### Challenge
Write out each line in which the string "code" is present.

--- Entries supplied ---

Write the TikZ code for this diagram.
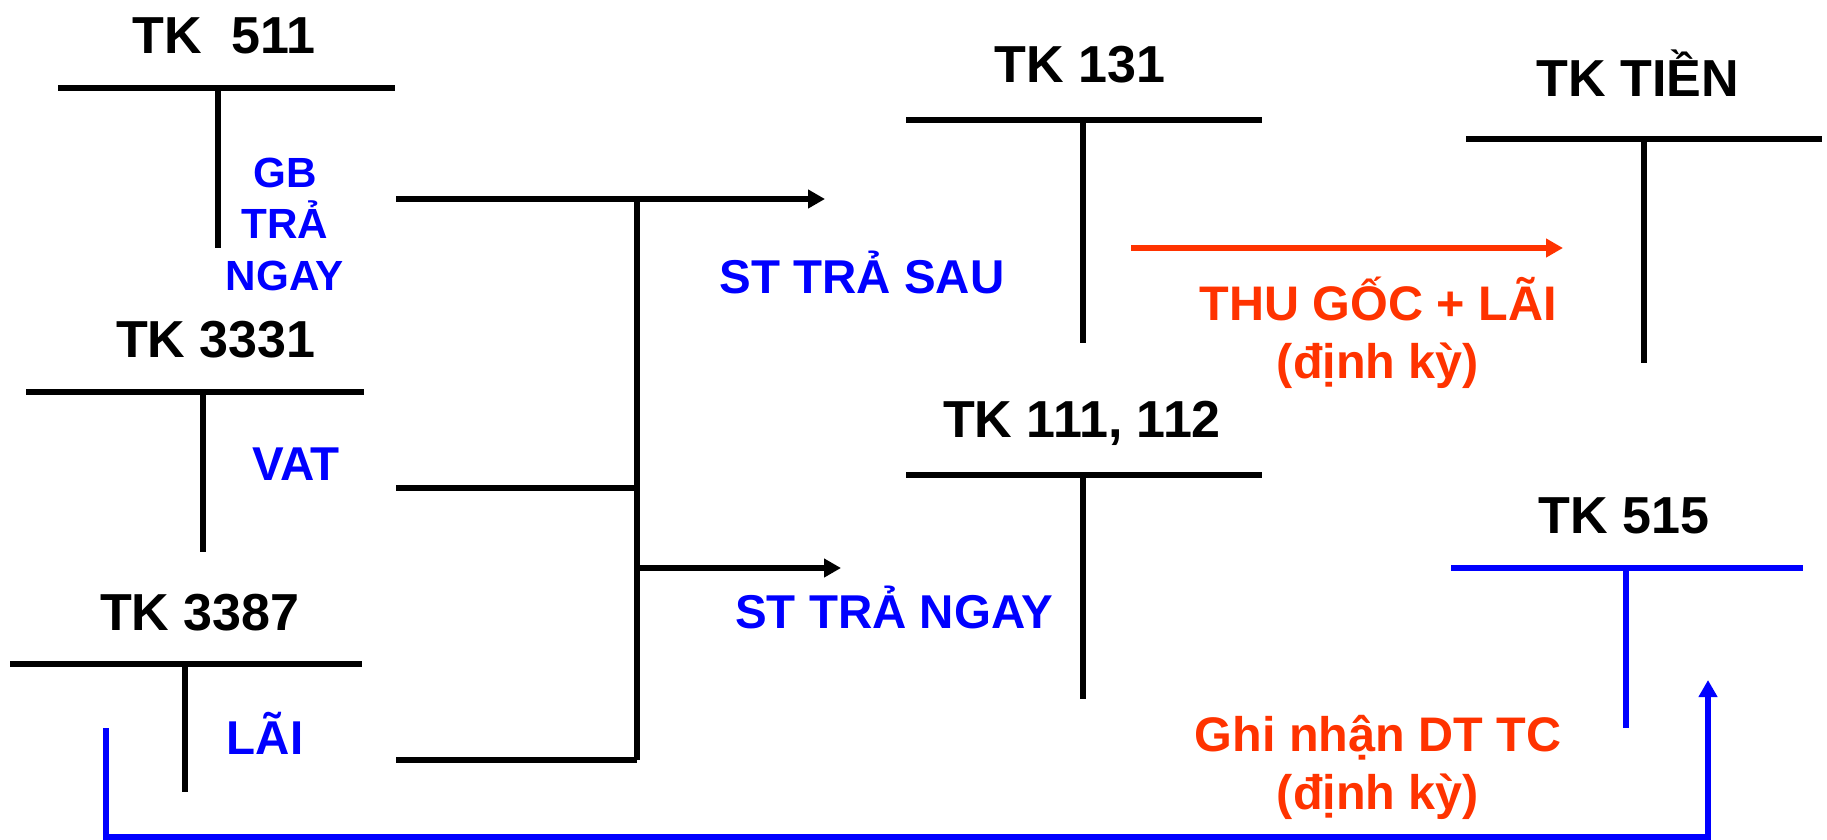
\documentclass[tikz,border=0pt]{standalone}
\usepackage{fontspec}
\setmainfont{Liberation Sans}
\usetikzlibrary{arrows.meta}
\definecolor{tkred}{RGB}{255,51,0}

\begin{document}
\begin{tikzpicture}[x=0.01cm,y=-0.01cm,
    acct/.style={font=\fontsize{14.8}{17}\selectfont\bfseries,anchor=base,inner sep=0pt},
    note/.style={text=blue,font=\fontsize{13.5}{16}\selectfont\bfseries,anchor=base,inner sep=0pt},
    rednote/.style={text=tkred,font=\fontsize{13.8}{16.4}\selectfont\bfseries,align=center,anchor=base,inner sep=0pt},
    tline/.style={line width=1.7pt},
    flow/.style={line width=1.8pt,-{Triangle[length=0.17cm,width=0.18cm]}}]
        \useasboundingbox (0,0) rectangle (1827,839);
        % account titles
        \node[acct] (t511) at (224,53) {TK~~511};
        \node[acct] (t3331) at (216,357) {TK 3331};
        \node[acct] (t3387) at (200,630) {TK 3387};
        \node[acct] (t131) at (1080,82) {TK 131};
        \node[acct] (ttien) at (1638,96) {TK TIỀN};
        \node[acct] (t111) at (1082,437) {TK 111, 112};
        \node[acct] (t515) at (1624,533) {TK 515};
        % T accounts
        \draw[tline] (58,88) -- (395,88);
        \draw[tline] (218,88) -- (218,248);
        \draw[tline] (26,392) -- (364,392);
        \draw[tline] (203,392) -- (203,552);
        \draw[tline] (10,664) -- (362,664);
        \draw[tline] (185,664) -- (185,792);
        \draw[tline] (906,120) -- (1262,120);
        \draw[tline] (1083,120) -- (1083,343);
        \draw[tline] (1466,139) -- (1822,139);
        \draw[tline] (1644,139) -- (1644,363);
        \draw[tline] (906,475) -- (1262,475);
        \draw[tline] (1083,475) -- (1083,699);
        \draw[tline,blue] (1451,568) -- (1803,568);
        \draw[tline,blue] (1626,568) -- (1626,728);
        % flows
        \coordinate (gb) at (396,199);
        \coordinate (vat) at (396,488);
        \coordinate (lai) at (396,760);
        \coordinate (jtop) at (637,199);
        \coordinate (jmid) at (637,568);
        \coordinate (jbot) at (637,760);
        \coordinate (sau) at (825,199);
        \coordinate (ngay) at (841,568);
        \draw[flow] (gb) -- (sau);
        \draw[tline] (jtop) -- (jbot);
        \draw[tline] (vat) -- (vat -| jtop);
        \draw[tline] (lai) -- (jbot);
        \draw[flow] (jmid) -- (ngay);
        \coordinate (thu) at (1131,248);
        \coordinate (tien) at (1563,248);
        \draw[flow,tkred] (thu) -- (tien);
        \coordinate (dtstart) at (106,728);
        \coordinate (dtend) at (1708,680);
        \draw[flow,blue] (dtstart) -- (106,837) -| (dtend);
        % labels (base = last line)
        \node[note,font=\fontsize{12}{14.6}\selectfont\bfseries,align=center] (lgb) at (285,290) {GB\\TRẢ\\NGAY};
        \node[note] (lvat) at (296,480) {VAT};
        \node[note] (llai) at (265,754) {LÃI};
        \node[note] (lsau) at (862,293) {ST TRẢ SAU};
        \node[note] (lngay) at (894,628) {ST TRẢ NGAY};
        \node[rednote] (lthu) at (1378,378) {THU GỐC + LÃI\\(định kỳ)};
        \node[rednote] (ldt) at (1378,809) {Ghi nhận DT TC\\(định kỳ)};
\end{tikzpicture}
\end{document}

---
--- Entries supplied ---

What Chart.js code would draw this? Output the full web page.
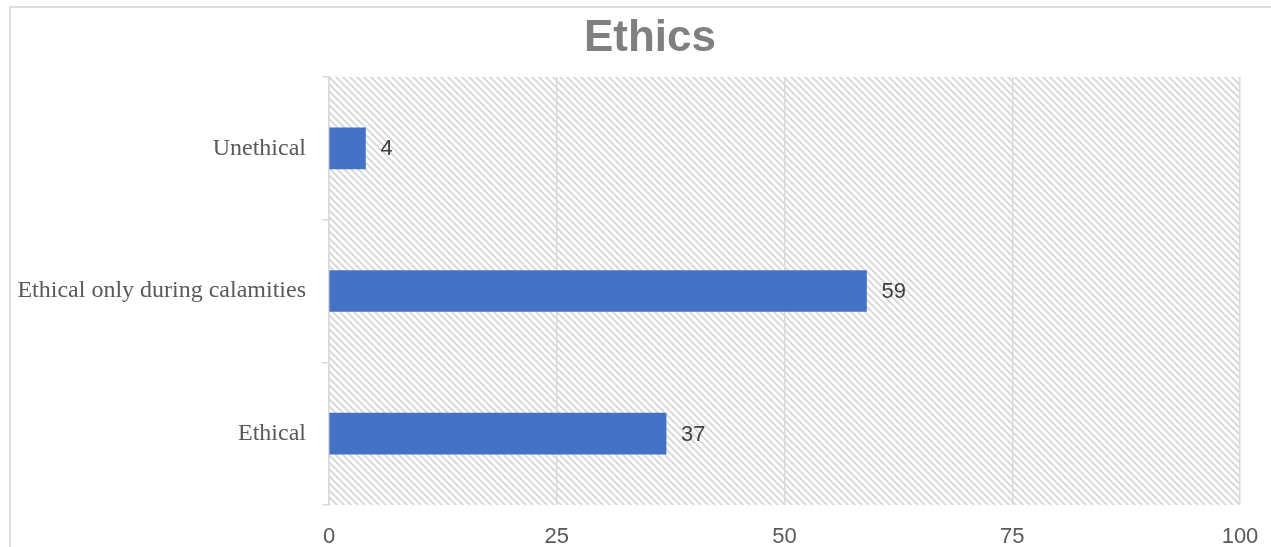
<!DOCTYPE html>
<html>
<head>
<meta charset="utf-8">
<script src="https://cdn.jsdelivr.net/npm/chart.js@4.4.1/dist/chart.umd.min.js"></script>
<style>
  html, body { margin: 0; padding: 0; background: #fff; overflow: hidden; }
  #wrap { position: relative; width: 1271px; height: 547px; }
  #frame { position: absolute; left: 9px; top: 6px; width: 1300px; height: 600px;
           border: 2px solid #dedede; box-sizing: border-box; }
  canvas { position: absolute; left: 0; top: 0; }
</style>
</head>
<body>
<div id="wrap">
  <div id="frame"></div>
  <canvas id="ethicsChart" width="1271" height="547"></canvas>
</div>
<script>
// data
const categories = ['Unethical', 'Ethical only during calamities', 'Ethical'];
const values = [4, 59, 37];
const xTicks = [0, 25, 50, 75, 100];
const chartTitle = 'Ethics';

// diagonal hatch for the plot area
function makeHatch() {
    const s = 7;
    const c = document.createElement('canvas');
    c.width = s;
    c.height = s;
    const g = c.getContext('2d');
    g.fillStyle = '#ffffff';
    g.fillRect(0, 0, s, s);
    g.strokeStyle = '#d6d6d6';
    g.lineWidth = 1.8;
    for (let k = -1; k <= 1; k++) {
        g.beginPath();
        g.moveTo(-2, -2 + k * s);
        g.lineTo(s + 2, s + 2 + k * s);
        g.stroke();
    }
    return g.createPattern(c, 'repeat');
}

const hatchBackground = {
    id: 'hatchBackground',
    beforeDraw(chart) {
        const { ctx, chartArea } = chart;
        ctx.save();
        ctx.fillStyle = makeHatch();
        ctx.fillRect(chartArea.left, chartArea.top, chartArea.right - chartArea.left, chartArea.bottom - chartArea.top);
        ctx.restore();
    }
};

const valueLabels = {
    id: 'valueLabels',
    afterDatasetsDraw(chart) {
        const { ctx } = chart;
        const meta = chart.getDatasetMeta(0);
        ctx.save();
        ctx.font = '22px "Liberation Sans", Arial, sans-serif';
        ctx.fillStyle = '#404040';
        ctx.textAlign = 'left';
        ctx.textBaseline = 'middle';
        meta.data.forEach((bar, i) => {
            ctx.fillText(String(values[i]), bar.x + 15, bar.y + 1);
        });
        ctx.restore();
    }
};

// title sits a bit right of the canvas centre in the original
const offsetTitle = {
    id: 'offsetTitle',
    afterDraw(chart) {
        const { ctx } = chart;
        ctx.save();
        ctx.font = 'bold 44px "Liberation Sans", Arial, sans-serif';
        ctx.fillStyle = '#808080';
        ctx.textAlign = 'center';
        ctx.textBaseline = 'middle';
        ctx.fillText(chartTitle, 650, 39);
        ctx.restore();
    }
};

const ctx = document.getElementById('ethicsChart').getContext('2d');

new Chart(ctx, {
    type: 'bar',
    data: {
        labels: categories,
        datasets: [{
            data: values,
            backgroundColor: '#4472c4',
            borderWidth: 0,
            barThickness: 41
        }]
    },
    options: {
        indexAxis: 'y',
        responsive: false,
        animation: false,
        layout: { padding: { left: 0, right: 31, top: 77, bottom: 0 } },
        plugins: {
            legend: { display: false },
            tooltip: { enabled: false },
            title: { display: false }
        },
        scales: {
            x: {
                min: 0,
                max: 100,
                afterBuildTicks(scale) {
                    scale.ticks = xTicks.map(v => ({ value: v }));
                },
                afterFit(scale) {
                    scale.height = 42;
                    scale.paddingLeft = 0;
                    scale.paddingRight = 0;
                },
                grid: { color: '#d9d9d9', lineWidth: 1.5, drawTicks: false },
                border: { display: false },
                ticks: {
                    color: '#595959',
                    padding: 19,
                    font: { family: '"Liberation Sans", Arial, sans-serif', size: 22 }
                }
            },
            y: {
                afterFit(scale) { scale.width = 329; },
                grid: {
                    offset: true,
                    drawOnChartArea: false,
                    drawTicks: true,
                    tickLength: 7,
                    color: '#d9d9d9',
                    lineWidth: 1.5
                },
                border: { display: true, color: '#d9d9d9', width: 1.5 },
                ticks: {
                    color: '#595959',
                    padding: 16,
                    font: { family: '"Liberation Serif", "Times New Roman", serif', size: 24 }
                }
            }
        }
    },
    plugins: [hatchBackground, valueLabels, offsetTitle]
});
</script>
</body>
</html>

---

### Finished answer
Write the TikZ code for this diagram.
What Chart.js code would draw this? Output the full web page.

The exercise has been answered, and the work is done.